#### Supplied records

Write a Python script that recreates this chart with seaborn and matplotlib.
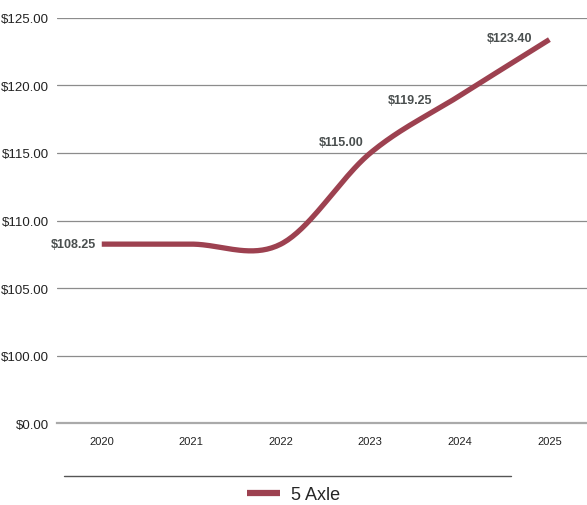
import numpy as np
import pandas as pd
import seaborn as sns
import matplotlib.pyplot as plt
from matplotlib.lines import Line2D

# datos
anios = ['2020', '2021', '2022', '2023', '2024', '2025']
tarifa = [108.25, 108.25, 108.25, 115.00, 119.25, 123.40]
etiquetas = ['$108.25', '', '', '$115.00', '$119.25', '$123.40']
ticks_y = [95, 100, 105, 110, 115, 120, 125]
ticks_y_txt = ['$0.00', '$100.00', '$105.00', '$110.00', '$115.00', '$120.00', '$125.00']

color_linea = '#9d4150'

sns.set_style('white')
plt.rcParams['font.family'] = ['Liberation Sans Narrow', 'Liberation Sans', 'DejaVu Sans']

# curva suavizada (catmull-rom) como en la grafica original
x = np.arange(len(tarifa), dtype=float)
y = np.array(tarifa)
xs, ys = [], []
for i in range(len(x) - 1):
    p0 = y[max(i - 1, 0)]
    p1 = y[i]
    p2 = y[i + 1]
    p3 = y[min(i + 2, len(y) - 1)]
    m1 = (p2 - p0) / (2 if 0 < i else 1)
    m2 = (p3 - p1) / (2 if i + 2 < len(y) else 1)
    t = np.linspace(0, 1, 40)
    h00 = 2*t**3 - 3*t**2 + 1
    h10 = t**3 - 2*t**2 + t
    h01 = -2*t**3 + 3*t**2
    h11 = t**3 - t**2
    xs.extend(x[i] + t)
    ys.extend(h00*p1 + h10*m1 + h01*p2 + h11*m2)
curva = pd.DataFrame({'x': xs, 'y': ys, 'serie': '5 Axle'})

fig = plt.figure(figsize=(5.87, 5.06), dpi=100)
ax = fig.add_axes([0.0971, 0.162, 0.9029, 0.8005])

sns.lineplot(data=curva, x='x', y='y', ax=ax, color=color_linea, linewidth=3.8,
             legend=False, solid_capstyle='butt')

ax.set_xlim(-0.5, 5.42)
ax.set_ylim(95, 125)
ax.set_yticks(ticks_y)
ax.set_yticklabels(ticks_y_txt, fontsize=9.5, color='#222222')
ax.set_xticks(x)
ax.set_xticklabels(anios, fontsize=8, color='#222222')
ax.set_xticks(np.arange(-0.5, 5.5, 1), minor=True)
ax.tick_params(axis='x', which='major', length=0, pad=9)
ax.tick_params(axis='x', which='minor', length=9, direction='inout', color='#999999', width=1)
ax.tick_params(axis='y', length=0, pad=6)
ax.set_xlabel('')
ax.set_ylabel('')

for v in ticks_y[1:]:
    ax.axhline(v, color='#8c8c8c', linewidth=0.9, zorder=0)
for lado in ['top', 'right', 'left']:
    ax.spines[lado].set_visible(False)
ax.spines['bottom'].set_color('#aaaaaa')
ax.spines['bottom'].set_linewidth(1.6)

# etiquetas de datos
desplaz = [(-4, 0), (0, 0), (0, 0), (-5, 8), (-20, -3), (-12, 1)]
for xi, yi, txt, d in zip(x, tarifa, etiquetas, desplaz):
    if txt:
        ax.annotate(txt, (xi, yi), xytext=d, textcoords='offset points', ha='right', va='center',
                    fontsize=9, fontweight='bold', color='#4a4f4f')

# linea inferior y leyenda
fig.add_artist(Line2D([0.109, 0.871], [0.058, 0.058], color='#555555', linewidth=1))
manejador = Line2D([], [], color=color_linea, linewidth=4.5, solid_capstyle='butt')
fig.legend([manejador], ['5 Axle'], loc='center', bbox_to_anchor=(0.5, 0.02), frameon=False,
           fontsize=13, handlelength=1.8, handletextpad=0.6, borderpad=0.2)

plt.savefig('out.png', dpi=100)
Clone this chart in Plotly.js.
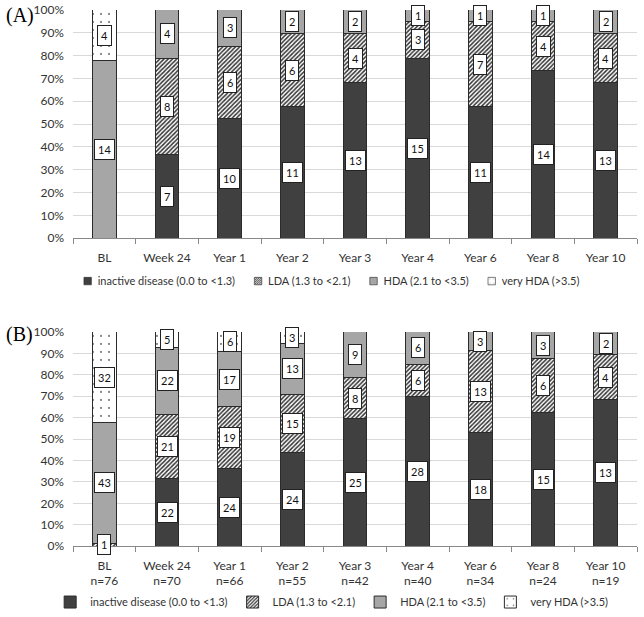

########

Output exactly the span of lines from the top of the listing through the line holding "legend=False, solid_capstyle='butt')", and leave every picture out.

● **Task response**
Write a Python script that recreates this chart with seaborn and matplotlib.
import numpy as np
import pandas as pd
import seaborn as sns
import matplotlib.pyplot as plt
from matplotlib.lines import Line2D

# datos
anios = ['2020', '2021', '2022', '2023', '2024', '2025']
tarifa = [108.25, 108.25, 108.25, 115.00, 119.25, 123.40]
etiquetas = ['$108.25', '', '', '$115.00', '$119.25', '$123.40']
ticks_y = [95, 100, 105, 110, 115, 120, 125]
ticks_y_txt = ['$0.00', '$100.00', '$105.00', '$110.00', '$115.00', '$120.00', '$125.00']

color_linea = '#9d4150'

sns.set_style('white')
plt.rcParams['font.family'] = ['Liberation Sans Narrow', 'Liberation Sans', 'DejaVu Sans']

# curva suavizada (catmull-rom) como en la grafica original
x = np.arange(len(tarifa), dtype=float)
y = np.array(tarifa)
xs, ys = [], []
for i in range(len(x) - 1):
    p0 = y[max(i - 1, 0)]
    p1 = y[i]
    p2 = y[i + 1]
    p3 = y[min(i + 2, len(y) - 1)]
    m1 = (p2 - p0) / (2 if 0 < i else 1)
    m2 = (p3 - p1) / (2 if i + 2 < len(y) else 1)
    t = np.linspace(0, 1, 40)
    h00 = 2*t**3 - 3*t**2 + 1
    h10 = t**3 - 2*t**2 + t
    h01 = -2*t**3 + 3*t**2
    h11 = t**3 - t**2
    xs.extend(x[i] + t)
    ys.extend(h00*p1 + h10*m1 + h01*p2 + h11*m2)
curva = pd.DataFrame({'x': xs, 'y': ys, 'serie': '5 Axle'})

fig = plt.figure(figsize=(5.87, 5.06), dpi=100)
ax = fig.add_axes([0.0971, 0.162, 0.9029, 0.8005])

sns.lineplot(data=curva, x='x', y='y', ax=ax, color=color_linea, linewidth=3.8,
             legend=False, solid_capstyle='butt')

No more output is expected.